In 2008, the Church launched its online indexing program, in which volunteers spend a half hour or more each week as they’re able indexing various genealogical records, including census records and vital records. Volunteers work from their own computer following a brief online, self-paced training. Then, whenever they have some time, they log in to the site and select a project to complete. Most projects require about a half hour to complete. Some involve transcribing a handwritten record and others simply require the indexer to place typed data into a form from a copy of the document. The volunteer may work on the project whenever they have time, saving it to the server if they are interrupted. If the project is not completed in one week, it is given to another person to finish. Each project is done by two people, and differences in their results are analyzed by a trained person. This minimizes error and gives inexperienced volunteers confidence.

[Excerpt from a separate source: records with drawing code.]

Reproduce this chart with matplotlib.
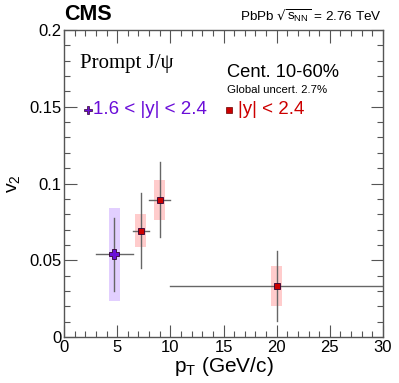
import matplotlib.pyplot as plt
from matplotlib.patches import Rectangle
from matplotlib.ticker import MultipleLocator

plt.rcParams['font.family'] = ['Liberation Sans', 'DejaVu Sans']

# forward rapidity, 1.6 < |y| < 2.4
fwd_pt = [4.73]
fwd_v2 = [0.054]
fwd_xlo = [3.0]
fwd_xhi = [6.5]
fwd_stat_lo = [0.0773]
fwd_stat_hi = [0.0302]
fwd_sys_lo = [0.0235]
fwd_sys_hi = [0.084]

# mid rapidity, |y| < 2.4
mid_pt = [7.2, 9.0, 20.0]
mid_v2 = [0.0693, 0.0892, 0.0332]
mid_xlo = [6.5, 8.0, 10.0]
mid_xhi = [8.0, 10.0, 30.0]
mid_stat_lo = [0.0452, 0.065, 0.0106]
mid_stat_hi = [0.0936, 0.1138, 0.056]
mid_sys_lo = [0.0584, 0.0764, 0.0204]
mid_sys_hi = [0.080, 0.1023, 0.0463]

fig = plt.figure(figsize=(3.99, 3.83), dpi=100)
ax = fig.add_axes([64 / 399, 1 - 337 / 383, 319 / 399, 307 / 383])

box_w = 0.5


def draw_points(pt, v2, xlo, xhi, slo, shi, ylo, yhi, box_col, face, marker, ms):
    for i in range(len(pt)):
        ax.add_patch(Rectangle((pt[i] - box_w, ylo[i]), 2 * box_w, yhi[i] - ylo[i],
                               facecolor=box_col, edgecolor='none', zorder=1))
        ax.plot([xlo[i], xhi[i]], [v2[i], v2[i]], color='#666666', lw=1.0, zorder=2)
        y1, y2 = sorted([slo[i], shi[i]])
        ax.plot([pt[i], pt[i]], [y1, y2], color='#666666', lw=1.0, zorder=2)
    ax.plot(pt, v2, ls='none', marker=marker, ms=ms, mfc=face, mec='#330033',
            mew=0.6, zorder=3)


draw_points(fwd_pt, fwd_v2, fwd_xlo, fwd_xhi, fwd_stat_lo, fwd_stat_hi,
            fwd_sys_lo, fwd_sys_hi, '#e2cfff', '#6a0dd8', 'P', 7)
draw_points(mid_pt, mid_v2, mid_xlo, mid_xhi, mid_stat_lo, mid_stat_hi,
            mid_sys_lo, mid_sys_hi, '#ffcccc', '#cc0000', 's', 5)

ax.set_xlim(0, 30)
ax.set_ylim(0, 0.2)
ax.xaxis.set_major_locator(MultipleLocator(5))
ax.xaxis.set_minor_locator(MultipleLocator(1))
ax.yaxis.set_major_locator(MultipleLocator(0.05))
ax.yaxis.set_minor_locator(MultipleLocator(0.01))
ax.set_xticks([0, 5, 10, 15, 20, 25, 30])
ax.set_xticklabels(['0', '5', '10', '15', '20', '25', '30'])
ax.set_yticks([0, 0.05, 0.1, 0.15, 0.2])
ax.set_yticklabels(['0', '0.05', '0.1', '0.15', '0.2'])
ax.tick_params(which='both', direction='in', top=True, right=True,
               labelsize=12, color='#555555', width=0.8)
ax.tick_params(which='major', length=9, pad=2)
ax.tick_params(which='minor', length=4.5)
for s in ax.spines.values():
    s.set_color('#555555')
    s.set_linewidth(1.0)

ax.set_xlabel('p$_{\\mathregular{T}}$ (GeV/c)', fontsize=15, labelpad=0)
ax.set_ylabel('v$_{\\mathregular{2}}$', fontsize=14, labelpad=4)

fig.text(64 / 399, 1 - 14 / 383, 'CMS', fontsize=15.5, fontweight='bold',
         va='center', ha='left')
fig.text(382 / 399, 1 - 16 / 383,
         'PbPb $\\sqrt{\\mathregular{s}_{\\mathregular{NN}}}$ = 2.76 TeV',
         fontsize=9.7, va='center', ha='right')
ax.text(0.05, 0.89, 'Prompt J/\u03c8', transform=ax.transAxes, fontsize=15,
        family='Liberation Serif', va='center', ha='left')
ax.text(0.51, 0.862, 'Cent. 10-60%', transform=ax.transAxes, fontsize=13.2,
        va='center', ha='left')
ax.text(0.51, 0.805, 'Global uncert. 2.7%', transform=ax.transAxes, fontsize=8.2,
        va='center', ha='left')

ax.plot([0.075], [0.74], transform=ax.transAxes, marker='P', ms=6,
        mfc='#6a0dd8', mec='#330033', mew=0.5, ls='none', clip_on=False)
ax.text(0.09, 0.74, '1.6 < |y| < 2.4', transform=ax.transAxes, fontsize=13.5,
        color='#6a0dd8', va='center', ha='left')
ax.plot([0.518], [0.74], transform=ax.transAxes, marker='s', ms=4.5,
        mfc='#cc0000', mec='#660000', mew=0.5, ls='none', clip_on=False)
ax.text(0.544, 0.74, '|y| < 2.4', transform=ax.transAxes, fontsize=13.5,
        color='#cc0000', va='center', ha='left')

fig.savefig('out.png', dpi=100)
plt.close(fig)
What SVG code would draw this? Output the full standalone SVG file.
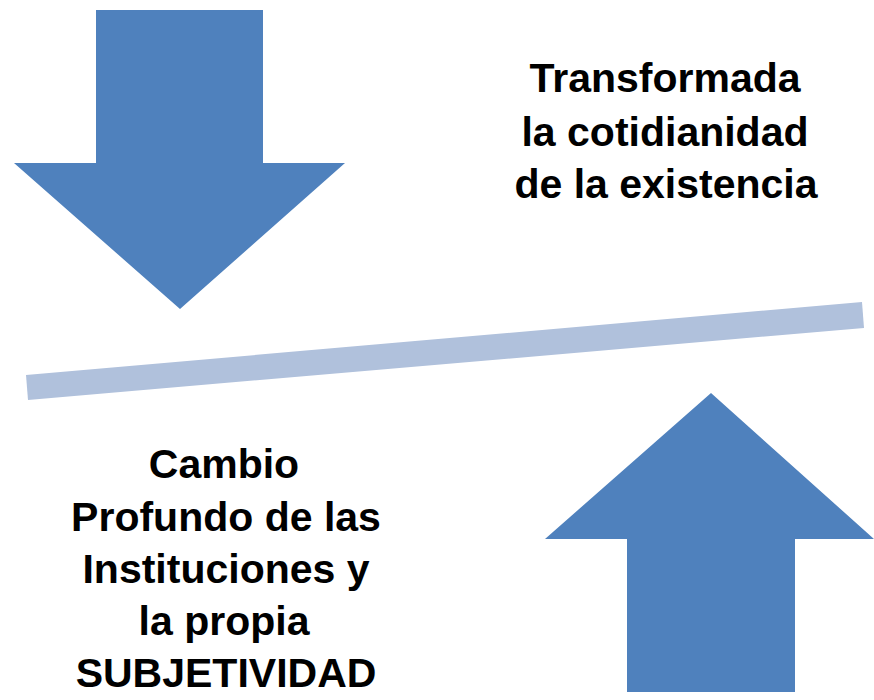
<svg xmlns="http://www.w3.org/2000/svg" width="874" height="700" viewBox="0 0 874 700">
<style>
.arrow{fill:#4F81BD}
.bar{fill:#B0C1DC}
.t{font-family:"Liberation Sans",Arial,sans-serif;font-weight:bold;font-size:41px;fill:#000;text-anchor:middle}
</style>
<rect width="874" height="700" fill="#fff"/>
<g id="down-arrow"><polygon class="arrow" points="96,10 263,10 263,163 345,163 180,309 14,163 96,163"/></g>
<g id="up-arrow"><polygon class="arrow" points="711,393 874,539 795,539 795,692 627,692 627,539 545,539"/></g>
<g id="balance-bar"><polygon class="bar" points="26,375 862,302 864,328 28,400"/></g>
<g id="text-top">
<text class="t" x="665" y="92">Transformada</text>
<text class="t" x="665" y="146">la cotidianidad</text>
<text class="t" x="666" y="198">de la existencia</text>
</g>
<g id="text-bottom">
<text class="t" x="224" y="478">Cambio</text>
<text class="t" x="226" y="531">Profundo de las</text>
<text class="t" x="226" y="583">Instituciones y</text>
<text class="t" x="224" y="635">la propia</text>
<text class="t" x="226" y="687">SUBJETIVIDAD</text>
</g>
</svg>
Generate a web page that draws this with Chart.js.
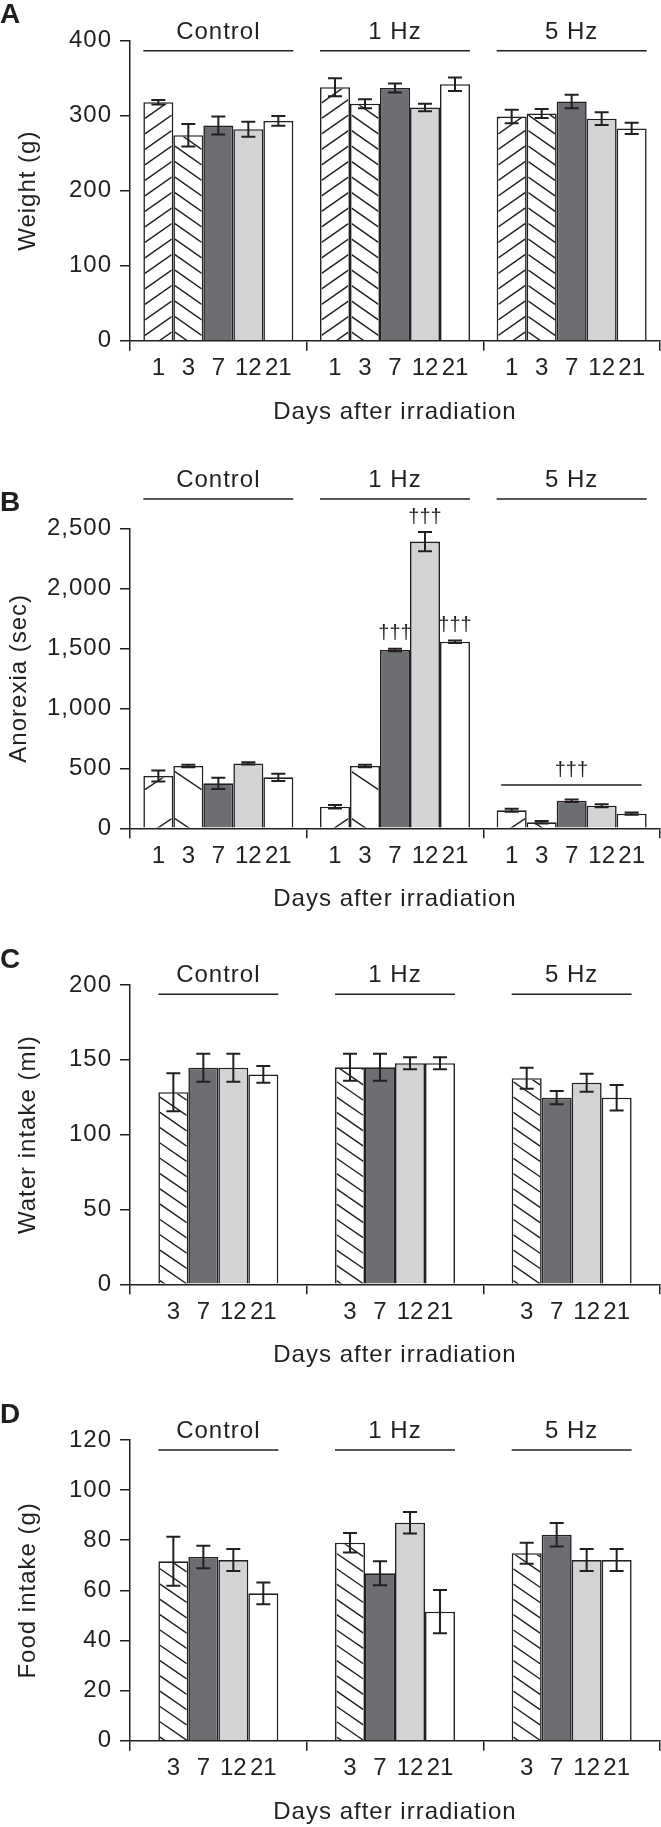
<!DOCTYPE html>
<html>
<head>
<meta charset="utf-8">
<script src="https://cdn.jsdelivr.net/npm/chart.js@4.4.1/dist/chart.umd.min.js"></script>
<style>
body{margin:0;background:#fff;width:661px;height:1827px;position:relative;overflow:hidden}
canvas{position:absolute;left:0}
</style>
</head>
<body>
<canvas id="pA" width="661" height="440" style="top:0"></canvas>
<canvas id="pB" width="661" height="480" style="top:440px"></canvas>
<canvas id="pC" width="661" height="460" style="top:920px"></canvas>
<canvas id="pD" width="661" height="447" style="top:1380px"></canvas>
<script>
const groups = ["Control", "1 Hz", "5 Hz"];
const days5 = ["1", "3", "7", "12", "21"];
const days4 = ["3", "7", "12", "21"];

// rows = day, columns = Control / 1 Hz / 5 Hz
const weightMean = [[318, 338, 299], [274, 316, 303], [287, 337, 319], [282, 311, 296], [293, 342, 283]];
const weightErr  = [[3, 12, 9], [15, 6, 6], [12, 6, 9], [10, 5, 8.5], [6.5, 9, 7.5]];

const anorexiaMean = [[436, 180, 150], [519, 519, 50], [375, 1486, 230], [541, 2389, 188], [425, 1555, 122]];
const anorexiaErr  = [[45, 15, 12], [10, 10, 10], [47, 10, 10], [10, 80, 12], [30, 10, 10]];
const anorexiaDaggers = [[1, 2], [1, 3], [1, 4]];   // [group, day index]
const anorexiaBracket = [2, 360];                   // group, value

const waterMean = [[128.4, 145, 137.7], [144.7, 145, 124.7], [144.7, 147.7, 134.7], [140.2, 147.7, 124.7]];
const waterErr  = [[12.7, 9, 7], [9.3, 9, 4.4], [9.3, 4, 6], [5.6, 4, 8.5]];

const foodMean = [[71.6, 79, 74.8], [73.3, 66.8, 82.2], [72.1, 87, 72.1], [58.8, 51.5, 72.1]];
const foodErr  = [[9.8, 3.9, 4.2], [4.5, 4.8, 4.7], [4.4, 4.3, 4.4], [4.3, 8.6, 4.4]];

const INK = "#231f20";
const FONT = '"Liberation Sans", Arial, sans-serif';
Chart.defaults.font.family = FONT;
Chart.defaults.color = INK;

const dayStyle = {
  "1":  {bg: "#ffffff", hatch: -1},
  "3":  {bg: "#ffffff", hatch: 1},
  "7":  {bg: "#6d6e71"},
  "12": {bg: "#d1d3d4"},
  "21": {bg: "#ffffff"}
};

// words in the figure run a bit wider than Liberation Sans
const spacingPlugin = {
  id: "spacing",
  beforeDraw(chart) { chart.ctx.letterSpacing = "1px"; }
};

// diagonal hatching, clipped inside each bar
const hatchPlugin = {
  id: "hatch",
  afterDatasetDraw(chart, args) {
    const ds = chart.data.datasets[args.index];
    if (!ds.hatch) return;
    const o = chart.options.plugins.deco;
    const ctx = chart.ctx, bw = ds.borderWidth;
    args.meta.data.forEach(el => {
      const {x, y, base, width} = el.getProps(["x", "y", "base", "width"], true);
      const l = x - width / 2 + bw, r = x + width / 2 - bw, t = y + bw;
      const x0 = ds.hatch < 0 ? x + width / 2 : x - width / 2;
      ctx.save();
      ctx.beginPath(); ctx.rect(l, t, r - l, base - t); ctx.clip();
      ctx.strokeStyle = INK; ctx.lineWidth = 1.4;
      const n = Math.ceil((base - y) / o.hs + o.hm * width / o.hs) + 2;
      ctx.beginPath();
      for (let k = -2; k <= n; k++) {
        const yy = base + o.hp - k * o.hs;
        ctx.moveTo(l, yy + ds.hatch * o.hm * (l - x0));
        ctx.lineTo(r, yy + ds.hatch * o.hm * (r - x0));
      }
      ctx.stroke();
      ctx.restore();
    });
  }
};

const errPlugin = {
  id: "errbars",
  afterDatasetsDraw(chart) {
    const ctx = chart.ctx, ys = chart.scales.y;
    ctx.save();
    ctx.strokeStyle = INK; ctx.lineWidth = 2;
    chart.data.datasets.forEach((ds, i) => {
      chart.getDatasetMeta(i).data.forEach((el, j) => {
        const y1 = ys.getPixelForValue(ds.data[j] + ds.err[j]);
        const y2 = ys.getPixelForValue(ds.data[j] - ds.err[j]);
        ctx.beginPath();
        ctx.moveTo(el.x, y1); ctx.lineTo(el.x, y2);
        ctx.moveTo(el.x - 7, y1); ctx.lineTo(el.x + 7, y1);
        ctx.moveTo(el.x - 7, y2); ctx.lineTo(el.x + 7, y2);
        ctx.stroke();
      });
    });
    ctx.restore();
  }
};

const decoPlugin = {
  id: "deco",
  afterDraw(chart) {
    const o = chart.options.plugins.deco, ctx = chart.ctx, a = chart.chartArea, ys = chart.scales.y;
    const n = chart.data.datasets.length;
    ctx.save();
    ctx.fillStyle = INK; ctx.strokeStyle = INK; ctx.lineWidth = 1.5;
    ctx.textBaseline = "middle";
    ctx.font = "bold 28px " + FONT; ctx.textAlign = "left";
    ctx.letterSpacing = "0px";
    ctx.fillText(o.letter, 0, a.top - 25);

    ctx.font = "24px " + FONT; ctx.textAlign = "center";
    ctx.letterSpacing = "1px";
    chart.data.labels.forEach((g, j) => {
      const f = chart.getDatasetMeta(0).data[j], l = chart.getDatasetMeta(n - 1).data[j];
      const x1 = f.x - f.width / 2, x2 = l.x + l.width / 2, ly = a.top + o.lineOff;
      ctx.beginPath(); ctx.moveTo(x1, ly); ctx.lineTo(x2, ly); ctx.stroke();
      ctx.fillText(g, (x1 + x2) / 2, ly - 18.5);
    });
    ctx.letterSpacing = "0px";
    chart.data.datasets.forEach((ds, i) => {
      chart.getDatasetMeta(i).data.forEach(el => ctx.fillText(ds.label, el.x, a.bottom + 28));
    });

    ctx.font = "20px " + FONT;
    (o.daggers || []).forEach(([g, d]) => {
      const ds = chart.data.datasets[d], el = chart.getDatasetMeta(d).data[g];
      ctx.fillText("\u2020\u2020\u2020", el.x, ys.getPixelForValue(ds.data[g] + ds.err[g]) - 15);
    });
    if (o.bracket) {
      const [g, v] = o.bracket;
      const f = chart.getDatasetMeta(0).data[g], l = chart.getDatasetMeta(n - 1).data[g];
      const x1 = f.x - f.width / 2 + 4.5, x2 = l.x + l.width / 2 - 5, yb = ys.getPixelForValue(v);
      ctx.beginPath(); ctx.moveTo(x1, yb); ctx.lineTo(x2, yb); ctx.stroke();
      ctx.fillText("\u2020\u2020\u2020", (x1 + x2) / 2, yb - 15);
    }
    ctx.restore();
  }
};

function panel(id, p) {
  const H = p.H;
  return new Chart(document.getElementById(id), {
    type: "bar",
    data: {
      labels: groups,
      datasets: p.days.map((d, i) => ({
        label: d,
        data: p.mean[i],
        err: p.err[i],
        hatch: dayStyle[d].hatch || 0,
        backgroundColor: dayStyle[d].bg,
        borderColor: INK,
        borderWidth: 1.6,
        barPercentage: 1,
        categoryPercentage: p.cat
      }))
    },
    options: {
      responsive: false,
      animation: false,
      layout: {padding: {top: p.top, left: 0, right: 1, bottom: 0}},
      plugins: {
        legend: {display: false},
        tooltip: {enabled: false},
        deco: {letter: p.letter, lineOff: p.lineOff, daggers: p.daggers, bracket: p.bracket,
               hs: p.hs, hm: p.hm, hp: p.hp}
      },
      scales: {
        x: {
          grid: {offset: true, drawOnChartArea: false, drawTicks: true, tickLength: 10, color: INK, lineWidth: 1.5},
          border: {color: INK, width: 1.5},
          ticks: {display: false},
          title: {display: true, text: "Days after irradiation", font: {size: 24}, color: INK,
                  padding: {top: 0, bottom: H - p.bottom - 71.5 - 14.4}},
          afterFit(s) { s.height = H - p.bottom; }
        },
        y: {
          min: 0, max: p.max,
          ticks: {stepSize: p.step, font: {size: 24}, color: INK, padding: 8,
                  callback: v => v.toLocaleString("en-US")},
          grid: {drawOnChartArea: false, drawTicks: true, tickLength: 10, color: INK, lineWidth: 1.5},
          border: {color: INK, width: 1.5},
          title: {display: true, text: p.yTitle, font: {size: 24}, color: INK, padding: {top: p.ytPad, bottom: 0}},
          afterFit(s) { s.width = 130; }
        }
      }
    },
    plugins: [spacingPlugin, hatchPlugin, errPlugin, decoPlugin]
  });
}

panel("pA", {letter: "A", yTitle: "Weight (g)", days: days5, mean: weightMean, err: weightErr,
  max: 400, step: 100, H: 440, top: 40.7, bottom: 340.7, cat: 0.849, lineOff: 10, ytPad: 14,
  hs: 15.5, hm: 0.702, hp: -9});
panel("pB", {letter: "B", yTitle: "Anorexia (sec)", days: days5, mean: anorexiaMean, err: anorexiaErr,
  max: 2500, step: 500, H: 480, top: 88.3, bottom: 388.3, cat: 0.849, lineOff: -29.3, ytPad: 5,
  daggers: anorexiaDaggers, bracket: anorexiaBracket, hs: 47, hm: 0.67, hp: -10});
panel("pC", {letter: "C", yTitle: "Water intake (ml)", days: days4, mean: waterMean, err: waterErr,
  max: 200, step: 50, H: 460, top: 65, bottom: 364.3, cat: 0.679, lineOff: 9.3, ytPad: 14,
  hs: 15.3, hm: 0.69, hp: -4});
panel("pD", {letter: "D", yTitle: "Food intake (g)", days: days4, mean: foodMean, err: foodErr,
  max: 120, step: 20, H: 447, top: 60, bottom: 360.7, cat: 0.679, lineOff: 10, ytPad: 14,
  hs: 15.3, hm: 0.69, hp: -4});
</script>
</body>
</html>
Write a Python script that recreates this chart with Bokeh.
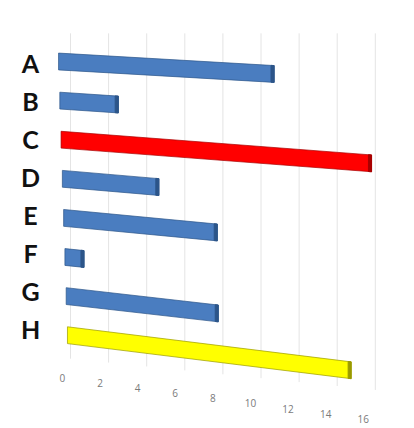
from bokeh.plotting import figure
from bokeh.models import Range1d, ColumnDataSource
from bokeh.embed import file_html
from bokeh.resources import INLINE
from bokeh.core.properties import value

# ---- data ----
categories = ["A", "B", "C", "D", "E", "F", "G", "H"]
values = [11, 3, 16, 5, 8, 1, 8, 15]
tick_values = [0, 2, 4, 6, 8, 10, 12, 14, 16]
tick_labels = ["0", "2", "4", "6", "8", "10", "12", "14", "16"]

# ---- styles ----
bar_fill = ["#4A7DC0", "#4A7DC0", "#FF0000", "#4A7DC0", "#4A7DC0", "#4A7DC0", "#4A7DC0", "#FFFF00"]
bar_edge = ["#2C5589", "#2C5589", "#A80000", "#2C5589", "#2C5589", "#2C5589", "#2C5589", "#9A9A00"]

W, H = 414, 428
PX_UNIT = 19.6      # screen px per value unit
PX_ROW = 39.1       # screen px per category row
X0_PX, Y0_PX = 60, 61

p = figure(width=W, height=H, min_border=0, output_backend="svg",
           toolbar_location=None, x_axis_location=None, y_axis_location=None,
           x_range=Range1d(-X0_PX / PX_UNIT, (W - X0_PX) / PX_UNIT),
           y_range=Range1d((H - Y0_PX) / PX_ROW, -Y0_PX / PX_ROW))
p.outline_line_color = None
p.grid.visible = False
p.background_fill_color = "white"
p.border_fill_color = "white"


def project(v, r):
    """pseudo-perspective: rows lower down tilt more"""
    x = -0.1 + 0.065 * r + v * (1 - 0.005 * r)
    y = r + v * (0.029 + 0.0044 * r)
    return x, y


# gridlines (back wall)
gx0, gx1, gy0, gy1 = [], [], [], []
for g in tick_values:
    gx = 0.51 + g * 0.972
    gx0.append(gx); gx1.append(gx)
    gy0.append(-0.72); gy1.append(7.6 + g * 0.05)
p.segment(x0=gx0, y0=gy0, x1=gx1, y1=gy1, line_color="#E4E4E4", line_width=1)

# bars
half = 0.215
cap = 0.16
xs_face, ys_face, xs_cap, ys_cap = [], [], [], []
for i, v in enumerate(values):
    x_a, y_a = project(0, i)
    x_b, y_b = project(v, i)
    xs_face.append([x_a, x_b, x_b, x_a])
    ys_face.append([y_a - half, y_b - half, y_b + half, y_a + half])
    x_c, y_c = project(v - cap, i)
    xs_cap.append([x_c, x_b, x_b, x_c])
    ys_cap.append([y_c - half, y_b - half, y_b + half, y_c + half])

p.patches(xs=xs_face, ys=ys_face, fill_color=bar_fill, line_color=bar_edge,
          line_width=1, line_alpha=0.7)
p.patches(xs=xs_cap, ys=ys_cap, fill_color=bar_edge, line_color=bar_edge, line_width=1)

# category labels
lab_x = [-1.53] * len(categories)
lab_y = [0.05 + i * 0.972 for i in range(len(categories))]
p.text(x=lab_x, y=lab_y, text=categories, text_font=value("Lato"),
       text_font_style="bold", text_font_size="25px", text_color="#111111",
       text_align="center", text_baseline="middle")

# value tick labels along slanted floor edge
LABEL_ROW = 8.1
tx, ty = [], []
for g in tick_values:
    x, y = project(g, LABEL_ROW)
    tx.append(x - 0.33); ty.append(y)
p.text(x=tx, y=ty, text=tick_labels, text_font=value("Open Sans"),
       text_font_size="10px", text_color="#7A7A7A",
       text_align="center", text_baseline="middle")

open("out.html", "w").write(file_html(p, INLINE))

Older genealogists who have memories of spending hours in genealogy libraries scrolling through endless roles of microfilm are in awe of the ease this program has created. Many records are already online and available to researchers, who can track down a birth record or census film right in their own home without the time or cost previously required.

Current projects include the 1920 census, New Zealand passenger lists, Australian cemetery inscriptions and Canadian marriages. Some researchers enjoy working on projects that might include their own ancestors and others simply select projects that look interesting. Some have favorite types of projects. For instance, many enjoy the census records because of the glimpse they give into long ago families.

Mormon beliefs include the knowledge that God never intended for us to divorce our loved ones at death. Mormons believe that marriage and parenthood continue into the eternities and that families can be joined together for eternity. For this reason, genealogy takes on a special meaning as church members become acquainted with those who will be part of their eternal families, and many develop a strong sense of connection to people who died before they were born as they learn of their life stories. Eternal families are one reason for Mormon genealogy

Mormons perform the work necessary to make this eternal family come into being in their temples. Mormon temples are special buildings not used for regular worship. They are a place to learn about the Savior, Jesus Christ, to make covenants (promises) with Him, and to carry out eternal ordinances which allow those who died without the gospel to be offered a chance at the ordinances required for eternal life. Having these ordinances performed does not make them Mormons. After an ordinance is performed by a living proxy, the deceased person is given the opportunity to accept or reject the gift that was given. If he rejects it, it is as if it never happened. If he accepts, it stands as if he’d done so himself in his own lifetime. However, we always have our agency, and this continues after death, so each individual has the right to choose. The names of those for whom work is done is not entered into church membership records, since there is no way to know whether or not the person accepted.

The records being placed online are available to both Mormons and non-Mormons to assist them in their genealogical research. This new record, like others before it, will be a searchable database, eliminating the need to spend hours scrolling through lists.